REQUIRED TASK: Leave out the pictures, and retype only the lines from the beginning of the material through the line that contains "groupCenters.forEach((p, g) =>", including both.

-------- SUPPLIED DATA

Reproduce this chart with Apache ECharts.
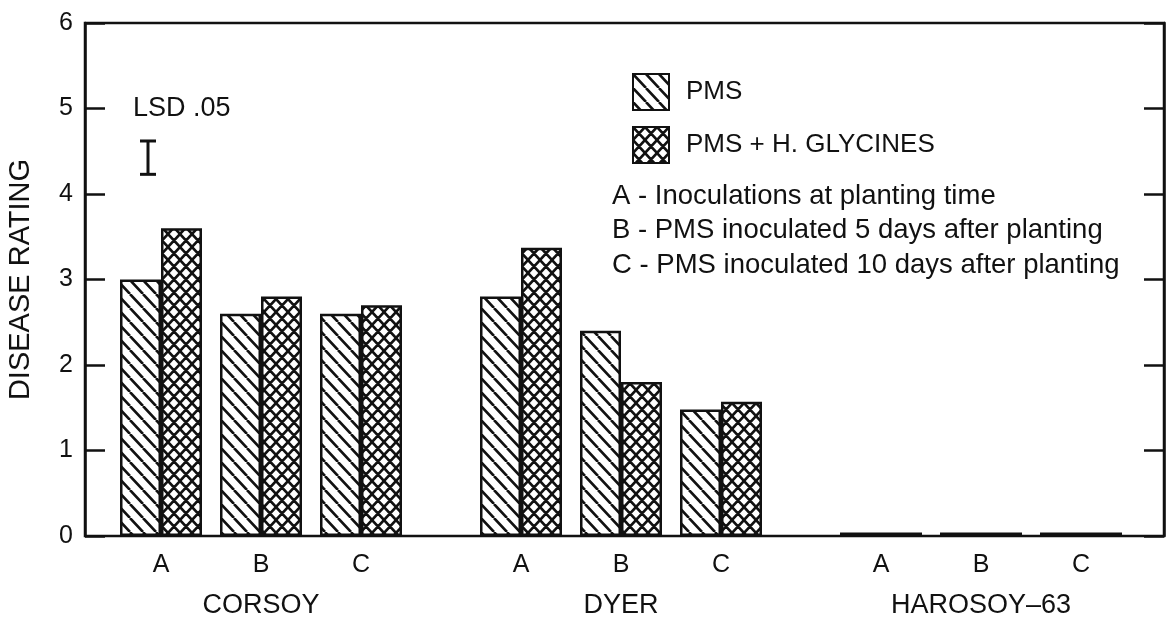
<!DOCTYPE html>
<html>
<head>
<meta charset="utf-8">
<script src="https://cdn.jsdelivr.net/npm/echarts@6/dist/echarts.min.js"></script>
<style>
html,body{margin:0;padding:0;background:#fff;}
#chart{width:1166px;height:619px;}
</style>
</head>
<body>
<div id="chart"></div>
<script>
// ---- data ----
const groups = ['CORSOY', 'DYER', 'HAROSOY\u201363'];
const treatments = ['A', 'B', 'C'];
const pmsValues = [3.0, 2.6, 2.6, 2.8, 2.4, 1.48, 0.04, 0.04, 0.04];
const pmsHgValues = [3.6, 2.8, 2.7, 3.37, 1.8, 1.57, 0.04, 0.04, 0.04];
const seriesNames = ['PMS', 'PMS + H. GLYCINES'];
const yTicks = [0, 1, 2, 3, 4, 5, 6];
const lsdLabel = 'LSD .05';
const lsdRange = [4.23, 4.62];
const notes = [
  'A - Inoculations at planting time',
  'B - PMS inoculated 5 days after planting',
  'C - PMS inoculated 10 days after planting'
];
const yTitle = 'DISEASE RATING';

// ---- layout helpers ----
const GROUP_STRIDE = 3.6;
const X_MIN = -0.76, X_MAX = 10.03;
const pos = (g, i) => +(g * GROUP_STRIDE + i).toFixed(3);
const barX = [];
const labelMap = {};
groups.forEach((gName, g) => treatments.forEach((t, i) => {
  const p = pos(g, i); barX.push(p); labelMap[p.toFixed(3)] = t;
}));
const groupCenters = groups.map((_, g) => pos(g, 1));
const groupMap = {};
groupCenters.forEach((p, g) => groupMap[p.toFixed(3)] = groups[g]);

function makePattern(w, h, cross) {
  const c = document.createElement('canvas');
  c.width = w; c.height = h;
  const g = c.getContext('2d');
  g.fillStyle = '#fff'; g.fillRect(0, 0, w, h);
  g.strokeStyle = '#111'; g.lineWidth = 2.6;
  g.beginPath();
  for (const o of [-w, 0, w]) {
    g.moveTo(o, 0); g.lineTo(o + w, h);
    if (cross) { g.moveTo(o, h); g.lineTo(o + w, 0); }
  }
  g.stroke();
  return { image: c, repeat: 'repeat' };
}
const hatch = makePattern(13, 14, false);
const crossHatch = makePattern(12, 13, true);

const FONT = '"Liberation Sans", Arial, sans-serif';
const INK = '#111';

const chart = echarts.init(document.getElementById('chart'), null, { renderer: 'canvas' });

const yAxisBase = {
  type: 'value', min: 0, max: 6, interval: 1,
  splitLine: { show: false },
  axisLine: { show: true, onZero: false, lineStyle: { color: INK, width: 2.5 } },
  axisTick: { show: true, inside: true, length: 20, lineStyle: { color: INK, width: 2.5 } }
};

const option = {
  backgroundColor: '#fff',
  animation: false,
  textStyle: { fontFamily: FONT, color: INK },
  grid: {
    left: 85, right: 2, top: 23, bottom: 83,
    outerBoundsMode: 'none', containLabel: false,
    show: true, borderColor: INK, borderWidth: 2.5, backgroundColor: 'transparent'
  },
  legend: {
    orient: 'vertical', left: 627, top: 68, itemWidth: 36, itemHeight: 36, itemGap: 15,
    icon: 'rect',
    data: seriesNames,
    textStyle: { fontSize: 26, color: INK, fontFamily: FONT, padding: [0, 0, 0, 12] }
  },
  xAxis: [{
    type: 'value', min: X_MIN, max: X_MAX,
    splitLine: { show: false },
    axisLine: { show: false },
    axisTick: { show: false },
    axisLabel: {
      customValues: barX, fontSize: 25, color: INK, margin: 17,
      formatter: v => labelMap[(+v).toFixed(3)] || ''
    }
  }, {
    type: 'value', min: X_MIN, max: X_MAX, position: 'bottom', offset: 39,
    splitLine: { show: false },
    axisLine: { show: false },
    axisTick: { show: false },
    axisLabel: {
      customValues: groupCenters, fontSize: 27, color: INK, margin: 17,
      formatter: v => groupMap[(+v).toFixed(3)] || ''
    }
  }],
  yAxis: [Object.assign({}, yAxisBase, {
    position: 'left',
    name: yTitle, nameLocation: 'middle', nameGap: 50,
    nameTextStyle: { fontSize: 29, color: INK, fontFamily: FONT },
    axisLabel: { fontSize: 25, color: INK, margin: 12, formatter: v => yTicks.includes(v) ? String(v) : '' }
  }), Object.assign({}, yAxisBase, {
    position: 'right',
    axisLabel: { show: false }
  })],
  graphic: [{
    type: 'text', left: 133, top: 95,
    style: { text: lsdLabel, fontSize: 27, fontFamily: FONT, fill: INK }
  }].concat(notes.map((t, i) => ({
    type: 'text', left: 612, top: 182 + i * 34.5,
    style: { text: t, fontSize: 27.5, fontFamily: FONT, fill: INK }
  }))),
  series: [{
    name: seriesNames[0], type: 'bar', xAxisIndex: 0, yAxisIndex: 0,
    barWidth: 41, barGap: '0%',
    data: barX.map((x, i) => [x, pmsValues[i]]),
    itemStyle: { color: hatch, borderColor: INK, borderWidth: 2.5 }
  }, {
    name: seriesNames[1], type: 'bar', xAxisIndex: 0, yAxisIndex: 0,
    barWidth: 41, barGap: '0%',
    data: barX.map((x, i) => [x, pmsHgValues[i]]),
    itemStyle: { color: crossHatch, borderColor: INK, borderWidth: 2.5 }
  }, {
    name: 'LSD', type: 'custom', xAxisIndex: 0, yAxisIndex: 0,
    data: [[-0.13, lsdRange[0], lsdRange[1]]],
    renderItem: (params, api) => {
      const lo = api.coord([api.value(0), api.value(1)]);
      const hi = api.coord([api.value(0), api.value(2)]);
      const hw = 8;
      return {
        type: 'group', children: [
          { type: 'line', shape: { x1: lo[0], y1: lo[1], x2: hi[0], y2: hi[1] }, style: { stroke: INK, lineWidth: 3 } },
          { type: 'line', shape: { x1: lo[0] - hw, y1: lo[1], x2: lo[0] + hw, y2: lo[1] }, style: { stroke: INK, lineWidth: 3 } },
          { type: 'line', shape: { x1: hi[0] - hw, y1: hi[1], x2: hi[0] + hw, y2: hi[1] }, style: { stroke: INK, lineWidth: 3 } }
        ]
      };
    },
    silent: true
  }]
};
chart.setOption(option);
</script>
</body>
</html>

----------------

RESPONSE FOR THIS EXERCISE:
Reproduce this chart with Apache ECharts.
<!DOCTYPE html>
<html>
<head>
<meta charset="utf-8">
<script src="https://cdn.jsdelivr.net/npm/echarts@6/dist/echarts.min.js"></script>
<style>
html,body{margin:0;padding:0;background:#fff;}
#chart{width:1166px;height:619px;}
</style>
</head>
<body>
<div id="chart"></div>
<script>
// ---- data ----
const groups = ['CORSOY', 'DYER', 'HAROSOY\u201363'];
const treatments = ['A', 'B', 'C'];
const pmsValues = [3.0, 2.6, 2.6, 2.8, 2.4, 1.48, 0.04, 0.04, 0.04];
const pmsHgValues = [3.6, 2.8, 2.7, 3.37, 1.8, 1.57, 0.04, 0.04, 0.04];
const seriesNames = ['PMS', 'PMS + H. GLYCINES'];
const yTicks = [0, 1, 2, 3, 4, 5, 6];
const lsdLabel = 'LSD .05';
const lsdRange = [4.23, 4.62];
const notes = [
  'A - Inoculations at planting time',
  'B - PMS inoculated 5 days after planting',
  'C - PMS inoculated 10 days after planting'
];
const yTitle = 'DISEASE RATING';

// ---- layout helpers ----
const GROUP_STRIDE = 3.6;
const X_MIN = -0.76, X_MAX = 10.03;
const pos = (g, i) => +(g * GROUP_STRIDE + i).toFixed(3);
const barX = [];
const labelMap = {};
groups.forEach((gName, g) => treatments.forEach((t, i) => {
  const p = pos(g, i); barX.push(p); labelMap[p.toFixed(3)] = t;
}));
const groupCenters = groups.map((_, g) => pos(g, 1));
const groupMap = {};
groupCenters.forEach((p, g) => groupMap[p.toFixed(3)] = groups[g]);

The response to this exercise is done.